Nobel Prize winner Ernest Rutherford once said, "all science is either physics or stamp collecting." (Ironically, Rutherford won his Nobel in chemistry, not physics). Physicists may not be the most modest people out there, but if there's one thing they are good at, it's coming up with names for their ideas. Here are some of the best-named physics stuff out there, and what it means.
Imagine a surface with condensation on it, like a sealed water bottle. At first, the condensation is in the form of lots of tiny water droplets. But if you leave that bottle of water for a while, without disturbing it, you'll notice that all those tiny droplets start to get bigger and bigger. You're observing what physicists call Ostwald Ripening.
The basic premise is that larger droplets are more "energetically favorable" than smaller ones. That's because particles on the surface of a droplet are less stable than those in its middle, and small droplets have a larger proportion of their molecules on the surface than large particles do. To become more stable, the little ones wind up clumping together, forming bigger droplets. So if you leave that water bottle long enough, you can watch those tiny droplets combine and get bigger and bigger.
Even if you've never taken the time to stare at droplets on a water glass, you've experienced Ostwald Ripening if you've ever left ice cream in the fridge too long. That crunchy, icy clump that used to be delicious Rocky Road has experienced Ostwald Ripening. The crystals within the ice cream move from small to large, eventually creating those icky icy clusters.
In the field of fluid mechanics, physicists look at the flow of fluids through space and the patterns they make. One of the more beautiful patterns they study are the swirling set of eddies and whirlpools that things like boats leave behind in their wake. As the boat moves through the water, it slices the fluid in half. As the water reunites behind the boat, it creates a pattern of alternating vortices known as the Von Karman vortex street.

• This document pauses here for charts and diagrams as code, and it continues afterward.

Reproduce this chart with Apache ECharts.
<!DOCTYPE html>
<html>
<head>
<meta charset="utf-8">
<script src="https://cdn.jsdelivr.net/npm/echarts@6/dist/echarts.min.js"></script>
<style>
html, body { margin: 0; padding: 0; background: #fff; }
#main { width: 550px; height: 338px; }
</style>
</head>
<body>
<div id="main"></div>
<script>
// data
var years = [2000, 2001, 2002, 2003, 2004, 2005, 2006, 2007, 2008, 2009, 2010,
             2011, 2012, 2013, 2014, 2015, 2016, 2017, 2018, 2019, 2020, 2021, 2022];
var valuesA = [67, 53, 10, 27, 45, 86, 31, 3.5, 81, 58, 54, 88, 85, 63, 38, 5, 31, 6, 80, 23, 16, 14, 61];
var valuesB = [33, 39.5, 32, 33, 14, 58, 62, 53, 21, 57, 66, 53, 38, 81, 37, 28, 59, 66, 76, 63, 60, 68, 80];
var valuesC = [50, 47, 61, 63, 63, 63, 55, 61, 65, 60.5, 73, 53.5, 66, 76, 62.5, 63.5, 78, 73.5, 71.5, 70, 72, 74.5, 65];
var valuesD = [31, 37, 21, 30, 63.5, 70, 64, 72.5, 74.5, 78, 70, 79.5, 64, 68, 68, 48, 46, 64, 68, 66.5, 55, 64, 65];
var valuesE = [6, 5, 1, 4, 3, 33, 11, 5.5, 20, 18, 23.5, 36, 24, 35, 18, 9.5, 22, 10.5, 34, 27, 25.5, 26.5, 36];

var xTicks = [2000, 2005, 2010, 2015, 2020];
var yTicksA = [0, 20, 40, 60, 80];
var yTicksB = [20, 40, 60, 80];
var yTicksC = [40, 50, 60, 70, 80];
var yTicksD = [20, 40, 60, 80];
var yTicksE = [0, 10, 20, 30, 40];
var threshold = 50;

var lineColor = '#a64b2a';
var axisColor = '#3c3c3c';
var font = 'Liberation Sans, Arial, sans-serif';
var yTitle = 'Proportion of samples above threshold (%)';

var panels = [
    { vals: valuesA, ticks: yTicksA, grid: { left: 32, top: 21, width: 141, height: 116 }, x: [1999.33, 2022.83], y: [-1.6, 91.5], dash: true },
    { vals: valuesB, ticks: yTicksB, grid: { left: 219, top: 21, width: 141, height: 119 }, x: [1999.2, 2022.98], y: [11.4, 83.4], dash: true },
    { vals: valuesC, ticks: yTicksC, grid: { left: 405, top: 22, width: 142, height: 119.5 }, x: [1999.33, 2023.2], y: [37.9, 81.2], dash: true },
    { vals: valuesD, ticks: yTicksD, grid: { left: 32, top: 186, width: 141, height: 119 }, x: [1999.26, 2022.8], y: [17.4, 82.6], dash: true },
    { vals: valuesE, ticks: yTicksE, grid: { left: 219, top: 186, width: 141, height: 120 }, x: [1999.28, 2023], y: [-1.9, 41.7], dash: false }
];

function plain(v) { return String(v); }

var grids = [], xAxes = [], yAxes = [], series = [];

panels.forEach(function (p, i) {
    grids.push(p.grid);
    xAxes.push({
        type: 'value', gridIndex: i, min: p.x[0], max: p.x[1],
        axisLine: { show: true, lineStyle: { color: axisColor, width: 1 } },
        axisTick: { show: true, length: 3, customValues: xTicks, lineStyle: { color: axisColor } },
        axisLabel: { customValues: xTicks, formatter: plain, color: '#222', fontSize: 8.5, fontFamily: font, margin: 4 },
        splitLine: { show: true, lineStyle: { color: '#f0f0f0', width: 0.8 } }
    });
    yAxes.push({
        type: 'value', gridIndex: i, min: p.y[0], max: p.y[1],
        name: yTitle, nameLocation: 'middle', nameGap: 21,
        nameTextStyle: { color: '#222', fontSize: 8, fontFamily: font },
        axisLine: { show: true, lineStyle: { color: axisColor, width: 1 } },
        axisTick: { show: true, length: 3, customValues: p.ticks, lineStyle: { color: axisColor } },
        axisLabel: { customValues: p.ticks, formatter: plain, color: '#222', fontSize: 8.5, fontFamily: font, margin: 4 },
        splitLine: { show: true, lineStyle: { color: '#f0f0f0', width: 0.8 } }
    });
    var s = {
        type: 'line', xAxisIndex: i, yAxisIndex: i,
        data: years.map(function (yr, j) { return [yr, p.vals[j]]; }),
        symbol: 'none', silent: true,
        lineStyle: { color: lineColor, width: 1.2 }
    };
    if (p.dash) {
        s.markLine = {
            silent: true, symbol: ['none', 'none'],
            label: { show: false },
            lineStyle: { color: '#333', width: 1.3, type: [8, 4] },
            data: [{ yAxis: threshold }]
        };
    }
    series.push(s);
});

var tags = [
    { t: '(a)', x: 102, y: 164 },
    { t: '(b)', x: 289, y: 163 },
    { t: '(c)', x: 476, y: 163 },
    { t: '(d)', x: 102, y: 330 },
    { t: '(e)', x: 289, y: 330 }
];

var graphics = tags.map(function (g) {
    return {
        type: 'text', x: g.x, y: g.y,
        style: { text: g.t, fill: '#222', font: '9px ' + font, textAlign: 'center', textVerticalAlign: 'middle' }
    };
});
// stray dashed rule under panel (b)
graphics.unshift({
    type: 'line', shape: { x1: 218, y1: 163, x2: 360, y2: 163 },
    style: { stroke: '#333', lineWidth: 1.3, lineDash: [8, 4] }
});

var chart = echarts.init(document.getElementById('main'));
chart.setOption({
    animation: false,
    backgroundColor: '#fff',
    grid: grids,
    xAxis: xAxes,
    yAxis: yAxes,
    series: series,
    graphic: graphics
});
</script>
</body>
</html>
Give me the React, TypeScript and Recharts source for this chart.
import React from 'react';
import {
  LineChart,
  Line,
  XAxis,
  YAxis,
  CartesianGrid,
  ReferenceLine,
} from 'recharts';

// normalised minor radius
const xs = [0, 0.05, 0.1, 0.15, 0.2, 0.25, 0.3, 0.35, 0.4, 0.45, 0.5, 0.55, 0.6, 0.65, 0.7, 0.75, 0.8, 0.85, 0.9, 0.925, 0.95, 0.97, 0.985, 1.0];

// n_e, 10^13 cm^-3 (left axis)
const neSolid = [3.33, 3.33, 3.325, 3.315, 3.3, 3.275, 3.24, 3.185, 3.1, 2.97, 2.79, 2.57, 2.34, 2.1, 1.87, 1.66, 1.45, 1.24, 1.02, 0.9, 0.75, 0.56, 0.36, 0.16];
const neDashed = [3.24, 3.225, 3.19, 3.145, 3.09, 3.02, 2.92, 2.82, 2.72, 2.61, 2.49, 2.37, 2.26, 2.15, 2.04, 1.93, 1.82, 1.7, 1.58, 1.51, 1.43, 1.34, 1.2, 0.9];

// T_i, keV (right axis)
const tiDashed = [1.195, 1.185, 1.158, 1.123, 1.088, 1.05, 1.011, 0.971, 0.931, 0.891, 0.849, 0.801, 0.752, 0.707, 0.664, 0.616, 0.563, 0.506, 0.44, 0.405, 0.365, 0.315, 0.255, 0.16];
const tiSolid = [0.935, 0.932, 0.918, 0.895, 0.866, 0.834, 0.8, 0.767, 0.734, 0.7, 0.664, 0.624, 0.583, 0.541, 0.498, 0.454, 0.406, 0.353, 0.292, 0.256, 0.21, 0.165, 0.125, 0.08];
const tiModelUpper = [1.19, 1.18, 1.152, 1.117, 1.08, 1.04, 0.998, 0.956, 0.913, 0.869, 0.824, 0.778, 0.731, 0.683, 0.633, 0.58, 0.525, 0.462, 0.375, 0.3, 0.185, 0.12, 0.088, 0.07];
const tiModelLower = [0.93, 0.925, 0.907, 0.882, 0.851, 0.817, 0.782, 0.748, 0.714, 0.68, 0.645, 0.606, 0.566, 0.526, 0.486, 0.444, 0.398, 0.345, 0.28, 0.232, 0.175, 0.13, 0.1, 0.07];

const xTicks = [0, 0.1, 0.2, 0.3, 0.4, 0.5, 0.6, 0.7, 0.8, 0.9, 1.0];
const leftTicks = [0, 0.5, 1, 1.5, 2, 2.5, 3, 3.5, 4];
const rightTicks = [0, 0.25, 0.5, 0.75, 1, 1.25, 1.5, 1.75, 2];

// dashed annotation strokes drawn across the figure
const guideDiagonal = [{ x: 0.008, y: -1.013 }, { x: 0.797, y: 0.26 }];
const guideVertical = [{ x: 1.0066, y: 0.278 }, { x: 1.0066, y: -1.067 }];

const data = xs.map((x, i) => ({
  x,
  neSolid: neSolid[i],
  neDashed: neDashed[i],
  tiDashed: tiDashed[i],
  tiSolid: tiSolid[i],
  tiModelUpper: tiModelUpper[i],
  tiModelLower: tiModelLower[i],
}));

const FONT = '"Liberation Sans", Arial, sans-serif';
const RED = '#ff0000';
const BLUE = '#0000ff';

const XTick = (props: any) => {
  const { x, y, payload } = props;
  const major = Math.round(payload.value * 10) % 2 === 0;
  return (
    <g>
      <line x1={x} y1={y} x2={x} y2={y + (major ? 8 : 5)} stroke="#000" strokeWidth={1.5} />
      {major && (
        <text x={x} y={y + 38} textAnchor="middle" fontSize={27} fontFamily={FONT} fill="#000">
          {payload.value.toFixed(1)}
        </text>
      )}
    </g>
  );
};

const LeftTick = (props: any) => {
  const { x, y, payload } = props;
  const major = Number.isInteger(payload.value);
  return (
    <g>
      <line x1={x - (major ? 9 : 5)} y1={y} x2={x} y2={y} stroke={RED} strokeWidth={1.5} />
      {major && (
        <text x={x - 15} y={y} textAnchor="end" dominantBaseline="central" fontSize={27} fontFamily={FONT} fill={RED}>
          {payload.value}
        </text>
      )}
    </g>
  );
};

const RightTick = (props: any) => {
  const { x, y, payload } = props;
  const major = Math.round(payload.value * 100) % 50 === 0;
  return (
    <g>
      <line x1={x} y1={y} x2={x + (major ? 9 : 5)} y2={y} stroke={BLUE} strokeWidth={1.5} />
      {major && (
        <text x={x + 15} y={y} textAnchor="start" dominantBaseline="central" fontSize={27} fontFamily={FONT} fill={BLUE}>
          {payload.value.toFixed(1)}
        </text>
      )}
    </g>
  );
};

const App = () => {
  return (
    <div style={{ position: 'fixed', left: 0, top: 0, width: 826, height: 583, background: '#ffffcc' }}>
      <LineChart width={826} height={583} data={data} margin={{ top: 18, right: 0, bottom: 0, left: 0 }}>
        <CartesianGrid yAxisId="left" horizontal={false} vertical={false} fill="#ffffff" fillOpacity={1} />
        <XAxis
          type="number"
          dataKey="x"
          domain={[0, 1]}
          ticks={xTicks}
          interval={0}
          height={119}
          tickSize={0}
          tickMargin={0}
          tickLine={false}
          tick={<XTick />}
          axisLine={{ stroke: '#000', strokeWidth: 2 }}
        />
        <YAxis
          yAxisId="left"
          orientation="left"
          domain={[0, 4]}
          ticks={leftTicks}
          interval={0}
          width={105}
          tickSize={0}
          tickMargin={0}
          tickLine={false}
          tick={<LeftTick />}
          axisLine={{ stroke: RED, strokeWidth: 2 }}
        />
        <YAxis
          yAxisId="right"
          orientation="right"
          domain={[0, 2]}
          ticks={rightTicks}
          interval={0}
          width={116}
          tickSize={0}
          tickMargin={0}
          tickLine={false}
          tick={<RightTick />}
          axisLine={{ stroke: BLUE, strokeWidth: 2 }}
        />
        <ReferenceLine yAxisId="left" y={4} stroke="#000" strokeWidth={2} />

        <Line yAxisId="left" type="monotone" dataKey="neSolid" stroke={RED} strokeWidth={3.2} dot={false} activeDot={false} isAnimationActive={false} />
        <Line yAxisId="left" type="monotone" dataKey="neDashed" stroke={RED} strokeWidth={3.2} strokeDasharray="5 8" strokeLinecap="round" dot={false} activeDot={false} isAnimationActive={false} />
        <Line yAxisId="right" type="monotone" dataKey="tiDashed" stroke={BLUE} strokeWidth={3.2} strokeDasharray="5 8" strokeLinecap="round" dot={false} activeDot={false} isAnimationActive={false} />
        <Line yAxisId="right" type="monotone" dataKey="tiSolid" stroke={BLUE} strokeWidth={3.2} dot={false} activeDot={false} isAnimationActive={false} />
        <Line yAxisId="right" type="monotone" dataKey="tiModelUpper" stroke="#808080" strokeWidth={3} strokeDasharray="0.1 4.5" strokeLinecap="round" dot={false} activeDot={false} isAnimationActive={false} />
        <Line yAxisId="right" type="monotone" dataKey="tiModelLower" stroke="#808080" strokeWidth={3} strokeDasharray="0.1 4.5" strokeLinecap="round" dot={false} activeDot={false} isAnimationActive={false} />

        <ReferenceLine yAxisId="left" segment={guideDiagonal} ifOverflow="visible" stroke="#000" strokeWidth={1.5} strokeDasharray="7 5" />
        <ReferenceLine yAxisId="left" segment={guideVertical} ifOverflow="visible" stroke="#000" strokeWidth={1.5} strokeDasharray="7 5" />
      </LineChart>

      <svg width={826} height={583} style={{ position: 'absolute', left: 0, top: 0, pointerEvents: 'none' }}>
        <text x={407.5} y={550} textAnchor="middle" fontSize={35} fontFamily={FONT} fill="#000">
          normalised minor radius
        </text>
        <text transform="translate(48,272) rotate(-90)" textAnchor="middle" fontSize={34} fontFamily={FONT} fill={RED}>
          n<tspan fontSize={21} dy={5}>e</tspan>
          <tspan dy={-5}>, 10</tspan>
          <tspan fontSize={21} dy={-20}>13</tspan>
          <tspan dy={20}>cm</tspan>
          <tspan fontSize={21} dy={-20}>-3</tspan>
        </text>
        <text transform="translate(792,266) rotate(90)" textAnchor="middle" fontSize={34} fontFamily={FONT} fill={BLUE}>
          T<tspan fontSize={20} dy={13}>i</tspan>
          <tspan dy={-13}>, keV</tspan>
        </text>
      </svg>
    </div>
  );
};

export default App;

The phenomenon is important to all kinds of questions. Tall buildings, chimneys and submarine periscopes, for example, all have to deal with the wind that whips around them. As the wind comes around and then circles back, the force can cause those structures to vibrate forcefully. Some structures, such as antennas and periscopes, have fins to cut the wind and prevent the eddies on either side from meeting.
And it's not just big things that have to deal with the vortex street. As insects beat their wings, they create tiny vortices in the air. But rather than accepting the drag that a vortex can create, the insects turn their wings just a little before their up stroke, so that their wings lift upward along with that swirling current of air.

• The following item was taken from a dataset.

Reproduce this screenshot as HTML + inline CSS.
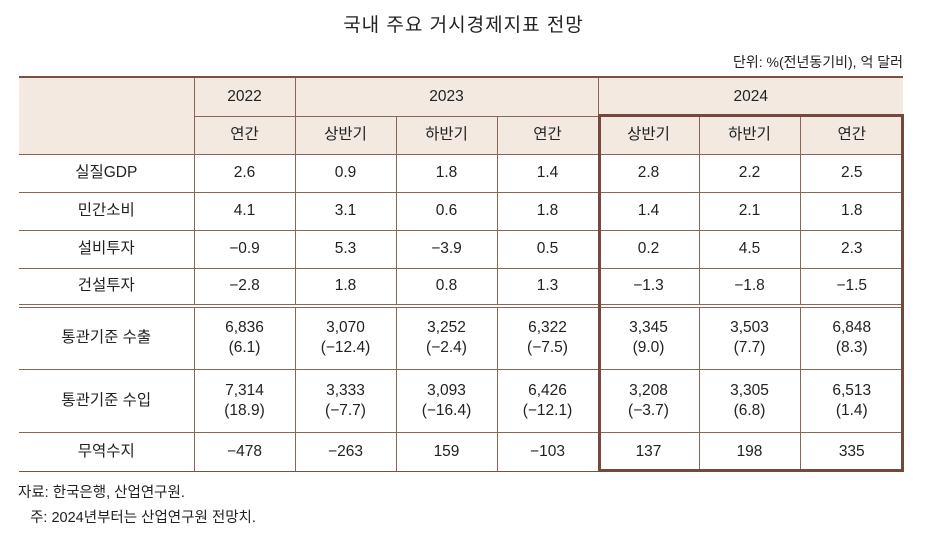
<!DOCTYPE html>
<html><head><meta charset="utf-8"><style>
body{margin:0;width:927px;height:538px;background:#fff;font-family:"Liberation Sans","Noto Sans CJK KR",sans-serif;color:#222;position:relative;overflow:hidden}
.title{position:absolute;left:0;width:927px;top:10px;text-align:center;font-size:19px;letter-spacing:1px}
.unit{position:absolute;right:24px;top:52px;font-size:14px}
table{position:absolute;left:19px;top:76px;border-collapse:collapse;table-layout:fixed;font-size:15.5px}
td{border:1px solid #8a6454;text-align:center;padding:0;line-height:20px}
tr.h td{background:#f3e9e0}
table{border-top:2px solid #7a5040}
td:first-child{border-left:none}
td:last-child{border-right:none}
tr.dbl td{border-top:4px double #8a6454}
tr.last td{border-bottom:1px solid #7a5040}
.box{position:absolute;left:598px;top:114px;width:300px;height:352px;border:3px solid #74483a;pointer-events:none}
.src{position:absolute;left:18px;top:481px;font-size:14.5px;line-height:25px}
</style></head><body>
<div class="title">국내 주요 거시경제지표 전망</div>
<div class="unit">단위: %(전년동기비), 억 달러</div>
<table>
<colgroup><col style="width:175px"><col style="width:101px"><col style="width:101px"><col style="width:101px"><col style="width:101px"><col style="width:101px"><col style="width:101px"><col style="width:103px"></colgroup>
<tr class="h" style="height:39px"><td rowspan="2"></td><td>2022</td><td colspan="3">2023</td><td colspan="3">2024</td></tr>
<tr class="h" style="height:38px"><td>연간</td><td>상반기</td><td>하반기</td><td>연간</td><td>상반기</td><td>하반기</td><td>연간</td></tr>
<tr style="height:38px"><td>실질GDP</td><td>2.6</td><td>0.9</td><td>1.8</td><td>1.4</td><td>2.8</td><td>2.2</td><td>2.5</td></tr>
<tr style="height:38px"><td>민간소비</td><td>4.1</td><td>3.1</td><td>0.6</td><td>1.8</td><td>1.4</td><td>2.1</td><td>1.8</td></tr>
<tr style="height:38px"><td>설비투자</td><td>−0.9</td><td>5.3</td><td>−3.9</td><td>0.5</td><td>0.2</td><td>4.5</td><td>2.3</td></tr>
<tr style="height:38px"><td>건설투자</td><td>−2.8</td><td>1.8</td><td>0.8</td><td>1.3</td><td>−1.3</td><td>−1.8</td><td>−1.5</td></tr>
<tr class="dbl" style="height:63px"><td>통관기준 수출</td><td>6,836<br>(6.1)</td><td>3,070<br>(−12.4)</td><td>3,252<br>(−2.4)</td><td>6,322<br>(−7.5)</td><td>3,345<br>(9.0)</td><td>3,503<br>(7.7)</td><td>6,848<br>(8.3)</td></tr>
<tr style="height:63px"><td>통관기준 수입</td><td>7,314<br>(18.9)</td><td>3,333<br>(−7.7)</td><td>3,093<br>(−16.4)</td><td>6,426<br>(−12.1)</td><td>3,208<br>(−3.7)</td><td>3,305<br>(6.8)</td><td>6,513<br>(1.4)</td></tr>
<tr class="last" style="height:39px"><td>무역수지</td><td>−478</td><td>−263</td><td>159</td><td>−103</td><td>137</td><td>198</td><td>335</td></tr>
</table>
<div class="box"></div>
<div class="src">자료: 한국은행, 산업연구원.<br>&nbsp;&nbsp;&nbsp;주: 2024년부터는 산업연구원 전망치.</div>
</body></html>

Want to send messages into the past? No problem, just pull out your tachyonic antitelephone. The idea for sending messages back in time using physics, at least really started in 1907, when Albert Einstein thought about sending faster than light signals into the past. But Einstein didn't call this a tachyonic antitelephone; it was Gregory Benford who first coined the phrase in 1970. It's one of many such paradoxes, which Benford summarized the like this:
Suppose Alice and Bob enter into the following agreement: Alice will send Bob a message at three o'clock if and only if she does not receive one from him at one o'clock. Upon receiving a message from Alice at two o'clock, Bob immediately sends a message back in time to reach Alice at one o'clock. But the second exchange of messages will take place if, and only if, the first exchange does not take place.
The tachyonic antitelephone requires something called "tachyon particles" which don't even exist in theory, let alone in practice.
Have you ever tried to comb a coconut? Any physicist would tell you not to. But what they're really talking about is topology.
If you have a ball covered in hairs that are all the same length, there's no way to comb them to all lie nice and flat on the surface of the ball. Think of a tennis ball, of a head of hair. If you try to comb them all nicely, you wind up with a cowlick somewhere and you always wind up with a little bald spot where you start brushing.
This has application to a lot of things, from cyclones to computer graphics. Nanotech engineers used the theorem to create tiny balls of gold hair that would stick to one another. And because wind is like a bunch of hairs sweeping the planet, there will always be one spot on Earth where the air is totally still that bald spot where you started brushing.
This one refers to a theorem that is, literally, enormous. Also known as the classification of the finite simple groups, the enormous theorem took more than 100 mathematicians, hundreds of journal articles and 15,000 pages to prove, making it the largest mathematical proof ever.
What those mathematicians laid out in that gigantic theorem is that every finite simple group of numbers belongs to one of four categories: cyclic, alternating, simple group of Lie type, or sporadic. Research into these four groups started all the way back in 1832, and wasn't finished until 2004. There are probably only a few mathematicians in the world who understand the proof in full, and it's even unclear what math might gain from its completion. Aside from a world record, that is.